## Supplied information:
--- Begin ---

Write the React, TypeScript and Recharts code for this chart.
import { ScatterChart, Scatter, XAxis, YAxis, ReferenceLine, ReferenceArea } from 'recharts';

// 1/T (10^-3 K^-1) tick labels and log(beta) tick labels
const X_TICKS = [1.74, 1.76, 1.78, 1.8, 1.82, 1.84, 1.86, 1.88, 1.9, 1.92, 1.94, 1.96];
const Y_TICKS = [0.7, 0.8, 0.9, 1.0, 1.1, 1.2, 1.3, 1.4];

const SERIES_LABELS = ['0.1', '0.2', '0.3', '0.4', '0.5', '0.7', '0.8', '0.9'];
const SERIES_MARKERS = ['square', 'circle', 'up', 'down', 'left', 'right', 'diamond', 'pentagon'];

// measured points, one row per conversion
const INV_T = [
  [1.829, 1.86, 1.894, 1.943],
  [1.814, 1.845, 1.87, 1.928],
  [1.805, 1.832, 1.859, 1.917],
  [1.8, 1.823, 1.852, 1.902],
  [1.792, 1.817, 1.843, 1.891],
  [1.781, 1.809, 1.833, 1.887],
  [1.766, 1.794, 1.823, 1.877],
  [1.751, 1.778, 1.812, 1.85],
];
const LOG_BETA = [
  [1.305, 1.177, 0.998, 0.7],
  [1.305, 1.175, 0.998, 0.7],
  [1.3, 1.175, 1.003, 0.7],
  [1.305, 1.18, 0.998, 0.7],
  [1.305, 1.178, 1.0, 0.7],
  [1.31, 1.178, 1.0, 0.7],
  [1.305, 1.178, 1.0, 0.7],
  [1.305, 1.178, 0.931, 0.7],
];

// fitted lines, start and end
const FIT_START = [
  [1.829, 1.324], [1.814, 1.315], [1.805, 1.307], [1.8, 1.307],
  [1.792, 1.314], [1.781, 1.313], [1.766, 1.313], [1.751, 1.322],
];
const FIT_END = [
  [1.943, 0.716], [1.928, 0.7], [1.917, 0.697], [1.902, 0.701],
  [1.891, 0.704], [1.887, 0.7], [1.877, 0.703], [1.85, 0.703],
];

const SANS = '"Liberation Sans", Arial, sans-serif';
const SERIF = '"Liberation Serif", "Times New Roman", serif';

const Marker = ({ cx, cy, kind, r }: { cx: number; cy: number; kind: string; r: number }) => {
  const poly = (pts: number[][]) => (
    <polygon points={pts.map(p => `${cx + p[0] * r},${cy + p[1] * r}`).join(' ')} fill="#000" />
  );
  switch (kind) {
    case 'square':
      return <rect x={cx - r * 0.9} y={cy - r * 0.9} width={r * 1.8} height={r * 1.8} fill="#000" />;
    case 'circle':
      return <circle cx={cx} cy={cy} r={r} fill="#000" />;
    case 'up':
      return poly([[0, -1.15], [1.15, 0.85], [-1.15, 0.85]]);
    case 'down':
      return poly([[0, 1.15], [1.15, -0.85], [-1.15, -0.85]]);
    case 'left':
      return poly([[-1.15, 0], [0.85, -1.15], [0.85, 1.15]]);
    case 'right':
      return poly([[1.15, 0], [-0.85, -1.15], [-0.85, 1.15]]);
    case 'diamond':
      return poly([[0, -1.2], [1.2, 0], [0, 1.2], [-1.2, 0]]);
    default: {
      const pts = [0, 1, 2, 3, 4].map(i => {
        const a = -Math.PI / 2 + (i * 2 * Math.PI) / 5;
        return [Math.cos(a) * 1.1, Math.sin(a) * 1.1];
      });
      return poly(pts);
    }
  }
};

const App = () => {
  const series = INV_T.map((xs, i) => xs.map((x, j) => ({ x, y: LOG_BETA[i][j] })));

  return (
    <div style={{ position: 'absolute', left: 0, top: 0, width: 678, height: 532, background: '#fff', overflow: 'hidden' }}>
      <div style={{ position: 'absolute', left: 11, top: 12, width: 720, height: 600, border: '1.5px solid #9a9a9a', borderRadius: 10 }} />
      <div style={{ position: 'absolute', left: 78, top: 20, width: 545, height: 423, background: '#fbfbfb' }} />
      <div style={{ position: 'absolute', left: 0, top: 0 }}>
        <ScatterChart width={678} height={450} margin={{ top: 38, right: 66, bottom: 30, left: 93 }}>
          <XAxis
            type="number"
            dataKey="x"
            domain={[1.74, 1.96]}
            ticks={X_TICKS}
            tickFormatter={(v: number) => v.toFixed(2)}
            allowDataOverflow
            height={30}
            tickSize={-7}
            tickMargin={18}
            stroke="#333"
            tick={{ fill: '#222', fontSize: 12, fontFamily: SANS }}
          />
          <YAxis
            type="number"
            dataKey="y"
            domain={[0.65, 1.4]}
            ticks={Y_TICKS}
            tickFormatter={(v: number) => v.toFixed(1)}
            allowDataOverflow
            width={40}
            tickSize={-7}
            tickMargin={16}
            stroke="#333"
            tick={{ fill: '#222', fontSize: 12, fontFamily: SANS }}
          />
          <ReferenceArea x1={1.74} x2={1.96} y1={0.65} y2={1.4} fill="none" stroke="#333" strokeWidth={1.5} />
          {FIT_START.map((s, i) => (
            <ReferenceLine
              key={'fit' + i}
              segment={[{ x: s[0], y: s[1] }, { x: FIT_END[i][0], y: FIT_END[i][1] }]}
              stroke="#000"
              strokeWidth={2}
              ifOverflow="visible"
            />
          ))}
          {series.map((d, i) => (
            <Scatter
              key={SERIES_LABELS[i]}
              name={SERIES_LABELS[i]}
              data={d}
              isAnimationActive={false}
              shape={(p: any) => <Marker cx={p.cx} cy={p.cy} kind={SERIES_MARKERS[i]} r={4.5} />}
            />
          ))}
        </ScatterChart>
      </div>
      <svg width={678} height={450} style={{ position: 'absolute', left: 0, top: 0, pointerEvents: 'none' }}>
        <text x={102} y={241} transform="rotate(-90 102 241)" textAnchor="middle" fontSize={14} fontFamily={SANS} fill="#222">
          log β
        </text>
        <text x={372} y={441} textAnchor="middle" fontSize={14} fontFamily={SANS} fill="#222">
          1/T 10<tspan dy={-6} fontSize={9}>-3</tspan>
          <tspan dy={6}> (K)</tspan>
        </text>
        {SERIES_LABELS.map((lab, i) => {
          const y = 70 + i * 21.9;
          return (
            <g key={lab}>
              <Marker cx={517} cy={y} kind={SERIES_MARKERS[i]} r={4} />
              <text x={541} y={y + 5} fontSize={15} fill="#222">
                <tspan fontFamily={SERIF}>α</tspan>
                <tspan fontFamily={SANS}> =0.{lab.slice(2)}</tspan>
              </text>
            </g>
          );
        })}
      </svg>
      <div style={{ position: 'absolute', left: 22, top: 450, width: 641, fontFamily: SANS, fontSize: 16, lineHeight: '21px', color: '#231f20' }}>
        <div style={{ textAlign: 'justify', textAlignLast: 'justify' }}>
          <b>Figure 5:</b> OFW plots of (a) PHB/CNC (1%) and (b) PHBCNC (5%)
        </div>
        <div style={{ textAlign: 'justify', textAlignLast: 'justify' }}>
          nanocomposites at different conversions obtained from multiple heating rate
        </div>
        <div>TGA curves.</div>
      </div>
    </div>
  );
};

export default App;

--- End ---

## Work required:
The listing above should be transcribed in full, exactly as written.

## Result of this exercise:
Write the React, TypeScript and Recharts code for this chart.
import { ScatterChart, Scatter, XAxis, YAxis, ReferenceLine, ReferenceArea } from 'recharts';

// 1/T (10^-3 K^-1) tick labels and log(beta) tick labels
const X_TICKS = [1.74, 1.76, 1.78, 1.8, 1.82, 1.84, 1.86, 1.88, 1.9, 1.92, 1.94, 1.96];
const Y_TICKS = [0.7, 0.8, 0.9, 1.0, 1.1, 1.2, 1.3, 1.4];

const SERIES_LABELS = ['0.1', '0.2', '0.3', '0.4', '0.5', '0.7', '0.8', '0.9'];
const SERIES_MARKERS = ['square', 'circle', 'up', 'down', 'left', 'right', 'diamond', 'pentagon'];

// measured points, one row per conversion
const INV_T = [
  [1.829, 1.86, 1.894, 1.943],
  [1.814, 1.845, 1.87, 1.928],
  [1.805, 1.832, 1.859, 1.917],
  [1.8, 1.823, 1.852, 1.902],
  [1.792, 1.817, 1.843, 1.891],
  [1.781, 1.809, 1.833, 1.887],
  [1.766, 1.794, 1.823, 1.877],
  [1.751, 1.778, 1.812, 1.85],
];
const LOG_BETA = [
  [1.305, 1.177, 0.998, 0.7],
  [1.305, 1.175, 0.998, 0.7],
  [1.3, 1.175, 1.003, 0.7],
  [1.305, 1.18, 0.998, 0.7],
  [1.305, 1.178, 1.0, 0.7],
  [1.31, 1.178, 1.0, 0.7],
  [1.305, 1.178, 1.0, 0.7],
  [1.305, 1.178, 0.931, 0.7],
];

// fitted lines, start and end
const FIT_START = [
  [1.829, 1.324], [1.814, 1.315], [1.805, 1.307], [1.8, 1.307],
  [1.792, 1.314], [1.781, 1.313], [1.766, 1.313], [1.751, 1.322],
];
const FIT_END = [
  [1.943, 0.716], [1.928, 0.7], [1.917, 0.697], [1.902, 0.701],
  [1.891, 0.704], [1.887, 0.7], [1.877, 0.703], [1.85, 0.703],
];

const SANS = '"Liberation Sans", Arial, sans-serif';
const SERIF = '"Liberation Serif", "Times New Roman", serif';

const Marker = ({ cx, cy, kind, r }: { cx: number; cy: number; kind: string; r: number }) => {
  const poly = (pts: number[][]) => (
    <polygon points={pts.map(p => `${cx + p[0] * r},${cy + p[1] * r}`).join(' ')} fill="#000" />
  );
  switch (kind) {
    case 'square':
      return <rect x={cx - r * 0.9} y={cy - r * 0.9} width={r * 1.8} height={r * 1.8} fill="#000" />;
    case 'circle':
      return <circle cx={cx} cy={cy} r={r} fill="#000" />;
    case 'up':
      return poly([[0, -1.15], [1.15, 0.85], [-1.15, 0.85]]);
    case 'down':
      return poly([[0, 1.15], [1.15, -0.85], [-1.15, -0.85]]);
    case 'left':
      return poly([[-1.15, 0], [0.85, -1.15], [0.85, 1.15]]);
    case 'right':
      return poly([[1.15, 0], [-0.85, -1.15], [-0.85, 1.15]]);
    case 'diamond':
      return poly([[0, -1.2], [1.2, 0], [0, 1.2], [-1.2, 0]]);
    default: {
      const pts = [0, 1, 2, 3, 4].map(i => {
        const a = -Math.PI / 2 + (i * 2 * Math.PI) / 5;
        return [Math.cos(a) * 1.1, Math.sin(a) * 1.1];
      });
      return poly(pts);
    }
  }
};

const App = () => {
  const series = INV_T.map((xs, i) => xs.map((x, j) => ({ x, y: LOG_BETA[i][j] })));

  return (
    <div style={{ position: 'absolute', left: 0, top: 0, width: 678, height: 532, background: '#fff', overflow: 'hidden' }}>
      <div style={{ position: 'absolute', left: 11, top: 12, width: 720, height: 600, border: '1.5px solid #9a9a9a', borderRadius: 10 }} />
      <div style={{ position: 'absolute', left: 78, top: 20, width: 545, height: 423, background: '#fbfbfb' }} />
      <div style={{ position: 'absolute', left: 0, top: 0 }}>
        <ScatterChart width={678} height={450} margin={{ top: 38, right: 66, bottom: 30, left: 93 }}>
          <XAxis
            type="number"
            dataKey="x"
            domain={[1.74, 1.96]}
            ticks={X_TICKS}
            tickFormatter={(v: number) => v.toFixed(2)}
            allowDataOverflow
            height={30}
            tickSize={-7}
            tickMargin={18}
            stroke="#333"
            tick={{ fill: '#222', fontSize: 12, fontFamily: SANS }}
          />
          <YAxis
            type="number"
            dataKey="y"
            domain={[0.65, 1.4]}
            ticks={Y_TICKS}
            tickFormatter={(v: number) => v.toFixed(1)}
            allowDataOverflow
            width={40}
            tickSize={-7}
            tickMargin={16}
            stroke="#333"
            tick={{ fill: '#222', fontSize: 12, fontFamily: SANS }}
          />
          <ReferenceArea x1={1.74} x2={1.96} y1={0.65} y2={1.4} fill="none" stroke="#333" strokeWidth={1.5} />
          {FIT_START.map((s, i) => (
            <ReferenceLine
              key={'fit' + i}
              segment={[{ x: s[0], y: s[1] }, { x: FIT_END[i][0], y: FIT_END[i][1] }]}
              stroke="#000"
              strokeWidth={2}
              ifOverflow="visible"
            />
          ))}
          {series.map((d, i) => (
            <Scatter
              key={SERIES_LABELS[i]}
              name={SERIES_LABELS[i]}
              data={d}
              isAnimationActive={false}
              shape={(p: any) => <Marker cx={p.cx} cy={p.cy} kind={SERIES_MARKERS[i]} r={4.5} />}
            />
          ))}
        </ScatterChart>
      </div>
      <svg width={678} height={450} style={{ position: 'absolute', left: 0, top: 0, pointerEvents: 'none' }}>
        <text x={102} y={241} transform="rotate(-90 102 241)" textAnchor="middle" fontSize={14} fontFamily={SANS} fill="#222">
          log β
        </text>
        <text x={372} y={441} textAnchor="middle" fontSize={14} fontFamily={SANS} fill="#222">
          1/T 10<tspan dy={-6} fontSize={9}>-3</tspan>
          <tspan dy={6}> (K)</tspan>
        </text>
        {SERIES_LABELS.map((lab, i) => {
          const y = 70 + i * 21.9;
          return (
            <g key={lab}>
              <Marker cx={517} cy={y} kind={SERIES_MARKERS[i]} r={4} />
              <text x={541} y={y + 5} fontSize={15} fill="#222">
                <tspan fontFamily={SERIF}>α</tspan>
                <tspan fontFamily={SANS}> =0.{lab.slice(2)}</tspan>
              </text>
            </g>
          );
        })}
      </svg>
      <div style={{ position: 'absolute', left: 22, top: 450, width: 641, fontFamily: SANS, fontSize: 16, lineHeight: '21px', color: '#231f20' }}>
        <div style={{ textAlign: 'justify', textAlignLast: 'justify' }}>
          <b>Figure 5:</b> OFW plots of (a) PHB/CNC (1%) and (b) PHBCNC (5%)
        </div>
        <div style={{ textAlign: 'justify', textAlignLast: 'justify' }}>
          nanocomposites at different conversions obtained from multiple heating rate
        </div>
        <div>TGA curves.</div>
      </div>
    </div>
  );
};

export default App;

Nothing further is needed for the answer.